Cardinal Pell says his predecessor as Melbourne archbishop did not act on child abuse when he should have.
He said he was strongly critical of and deeply disturbed by what came out about the handling of complaints by Frank Little, who was Archbishop of Melbourne from 1974 to 1996.
“Archbishop Little on some occasions did not act when he should have and certainly did not make appropriate information available to the personnel advisory board on some occasions,” Cardinal Pell told the commission.
Cardinal Pell said Bishop Little had a “blind spot” when it came to handling complaints about sexual abuse by priests.
The bishop did not reveal there was a long list of complaints about one priest, when Cardinal Pell had sought advice when he was auxiliary bishop in the Melbourne archdiocese in the 1980s.
Cardinal Pell is being questioned about what he knew of pedophile priests operating in Ballarat and Melbourne when he served there in the 1970s and 1980s.
Cardinal Pell said he heard sexual misconduct allegations against Searson before he met with a delegation of teachers.
But Cardinal Pell said he was deceived by the Catholic Education Office about complaints involving the Doveton parish priest.
“I asked the education office and took their word that they had been dealt with appropriately,” Cardinal Pell said.

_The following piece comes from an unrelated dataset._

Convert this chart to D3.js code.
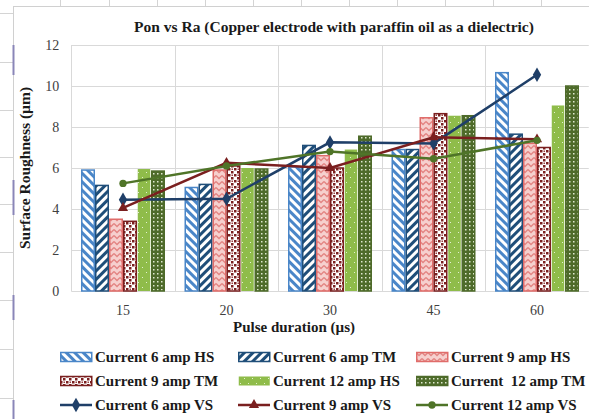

There were complaints about Searson’s strange behaviour while he was at Sunbury between 1977 and 1984 and many more after he was moved to Doveton, where he remained until 1997.
Cardinal Pell was responsible for Melbourne’s southern region, which included Doveton, as an auxiliary bishop from 1987 until he became Melbourne archbishop in 1996.
Cardinal Pell agreed that a 1984 complaint to Archbishop Little about Searson pointing a handgun at people suggested he was unsuitable to be a parish priest.
“Given that this came after the Sunbury matters, I think it’s extraordinary that at the very least there was no official inquiry,” he said.
Cardinal Pell said a 1985 complaint about Searson making children kneel between his legs during confession and recording their confessions should have been investigated.
“Just what that meant would have had to have been established by an inquiry but it is abhorrent and something certainly to be investigated,” he said.
“If he was using the tape recorder to record the confessions, that is sacrilegious.”
Cardinal Pell said the priest should have been stood down and immediately investigated including after a parent raised concerns about a sexual advance by the priest on their daughter in 1985.
A teacher was so concerned she would not let her children be alone with Searson, the commission heard.
Cardinal Pell described Searson as a disconcerting man.
“In fact at his worst moments he could be described as one of the most unpleasant priests that I’ve met, although he didn’t show that side of his personality to me very often.
“But I quickly learned that he was a difficult customer.”
Commissioner Peter McClellan asked Cardinal Pell if he could give any reason why the education office “would choose to deceive you in relation to Searson’s behaviour?”.
“Yes, I was a new boy on the block,” Cardinal Pell told the commision on Wednesday via an audio visual link from Rome.
“I was known to be capable of being outspoken.
“They might have been fearful of just what line I would take when confronted with all the information.”